'''

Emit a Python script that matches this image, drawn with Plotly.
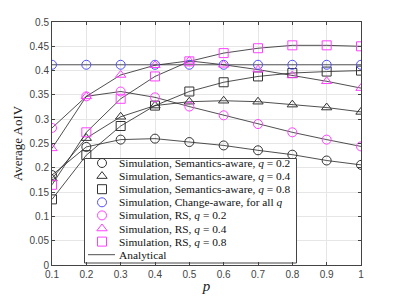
import plotly.graph_objects as go

p = [0.1, 0.2, 0.3, 0.4, 0.5, 0.6, 0.7, 0.8, 0.9, 1.0]

sem_q02 = [0.185, 0.243, 0.258, 0.260, 0.253, 0.246, 0.236, 0.227, 0.215, 0.206]
sem_q04 = [0.178, 0.261, 0.305, 0.328, 0.336, 0.338, 0.336, 0.330, 0.324, 0.315]
sem_q08 = [0.135, 0.226, 0.286, 0.328, 0.357, 0.376, 0.388, 0.395, 0.398, 0.400]
change_aware = [0.412, 0.412, 0.412, 0.412, 0.412, 0.412, 0.412, 0.412, 0.412, 0.412]
rs_q02 = [0.282, 0.347, 0.357, 0.345, 0.326, 0.308, 0.290, 0.273, 0.258, 0.244]
rs_q04 = [0.240, 0.347, 0.391, 0.411, 0.420, 0.412, 0.402, 0.390, 0.378, 0.364]
rs_q08 = [0.165, 0.273, 0.342, 0.388, 0.419, 0.436, 0.446, 0.452, 0.452, 0.450]

x_ticks = [0.1, 0.2, 0.3, 0.4, 0.5, 0.6, 0.7, 0.8, 0.9, 1]
x_labels = ["0.1", "0.2", "0.3", "0.4", "0.5", "0.6", "0.7", "0.8", "0.9", "1"]
y_ticks = [0, 0.05, 0.1, 0.15, 0.2, 0.25, 0.3, 0.35, 0.4, 0.45, 0.5]
y_labels = ["0", "0.05", "0.1", "0.15", "0.2", "0.25", "0.3", "0.35", "0.4", "0.45", "0.5"]

BLACK = "#333333"
BLUE = "#5050ff"
MAGENTA = "#ff40ff"

sim_series = [
    ("Simulation, Semantics-aware, <i>q</i> = 0.2", sem_q02, "circle-open", BLACK),
    ("Simulation, Semantics-aware, <i>q</i> = 0.4", sem_q04, "triangle-up-open", BLACK),
    ("Simulation, Semantics-aware, <i>q</i> = 0.8", sem_q08, "square-open", BLACK),
    ("Simulation, Change-aware, for all <i>q</i>", change_aware, "circle-open", BLUE),
    ("Simulation, RS, <i>q</i> = 0.2", rs_q02, "circle-open", MAGENTA),
    ("Simulation, RS, <i>q</i> = 0.4", rs_q04, "triangle-up-open", MAGENTA),
    ("Simulation, RS, <i>q</i> = 0.8", rs_q08, "square-open", MAGENTA),
]

# Page body has an 8px default margin, so the figure is sized to fill the
# rest of the 399x299 window; plot area spans x 52..361, y 22..265 on screen.
OFF = 8
W, H = 399 - OFF, 299 - OFF
L, R, T, B = 52 - OFF, 38, 22 - OFF, 34
PX_L, PX_R, PX_T, PX_B = 52, 361, 22, 265

fig = go.Figure()

# analytical lines
for _, vals, _, _ in sim_series:
    fig.add_trace(go.Scatter(x=p, y=vals, mode="lines",
                             line=dict(color="#222222", width=0.8),
                             showlegend=False, hoverinfo="skip"))

# simulation markers
for name, vals, sym, col in sim_series:
    fig.add_trace(go.Scatter(x=p, y=vals, mode="markers", name=name, showlegend=False,
                             marker=dict(symbol=sym, size=9, color=col,
                                         line=dict(width=1, color=col))))

# ---- manual legend on an overlay axis in screen-pixel coordinates ----
box_l, box_r, box_t, box_b = 84.5, 296.5, 158.5, 263
row_y0, row_dy = 163, 13.1
sym_x, text_x = 102, 117
LEG_FONT = dict(family="Liberation Serif, serif", size=11.4, color="#111111")

fig.add_trace(go.Scatter(
    x=[box_l, box_r, box_r, box_l, box_l], y=[box_t, box_t, box_b, box_b, box_t],
    mode="lines", fill="toself", fillcolor="white",
    line=dict(color="#444444", width=1), xaxis="x2", yaxis="y2",
    showlegend=False, hoverinfo="skip"))

for i, (name, _, sym, col) in enumerate(sim_series):
    yy = row_y0 + i * row_dy
    fig.add_trace(go.Scatter(x=[sym_x], y=[yy], mode="markers", xaxis="x2", yaxis="y2",
                             marker=dict(symbol=sym, size=9, color=col, line=dict(width=1, color=col)),
                             showlegend=False, hoverinfo="skip"))
    fig.add_annotation(x=text_x, y=yy, xref="x2", yref="y2", text=name, showarrow=False,
                       xanchor="left", yanchor="middle", font=LEG_FONT)

ya = row_y0 + 7 * row_dy
fig.add_trace(go.Scatter(x=[88, 115], y=[ya, ya], mode="lines", xaxis="x2", yaxis="y2",
                         line=dict(color="#222222", width=0.8), showlegend=False, hoverinfo="skip"))
fig.add_annotation(x=text_x, y=ya, xref="x2", yref="y2", text="Analytical", showarrow=False,
                   xanchor="left", yanchor="middle", font=LEG_FONT)

axis_common = dict(
    showline=True, linecolor="#444444", linewidth=1, mirror="ticks",
    ticks="inside", ticklen=3, tickcolor="#444444",
    showgrid=True, gridcolor="#e6e6e6", gridwidth=1, zeroline=False,
    tickfont=dict(family="Liberation Sans, Arial, sans-serif", size=10, color="#444444"),
)

fig.update_layout(
    width=W, height=H,
    margin=dict(l=L, r=R, t=T, b=B, autoexpand=False),
    paper_bgcolor="white", plot_bgcolor="white",
    showlegend=False,
    xaxis=dict(range=[0.1, 1], tickvals=x_ticks, ticktext=x_labels,
               title=dict(text="<i>p</i>", font=dict(family="Liberation Serif, serif", size=15, color="#222222"), standoff=1),
               **axis_common),
    yaxis=dict(range=[0, 0.5], tickvals=y_ticks, ticktext=y_labels,
               title=dict(text="Average AoIV", font=dict(family="Liberation Serif, serif", size=13, color="#222222"), standoff=3),
               **axis_common),
    xaxis2=dict(overlaying="x", range=[PX_L, PX_R], visible=False, fixedrange=True),
    yaxis2=dict(overlaying="y", range=[PX_B, PX_T], visible=False, fixedrange=True),
)

fig.write_html("out.html")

'''

Exercise task:
Exactly as written, please give again the lines from the beginning of the listing through the line containing "0.8, 0.9, 1.0]", inclusive, without any pictures.

Response:
Emit a Python script that matches this image, drawn with Plotly.
import plotly.graph_objects as go

p = [0.1, 0.2, 0.3, 0.4, 0.5, 0.6, 0.7, 0.8, 0.9, 1.0]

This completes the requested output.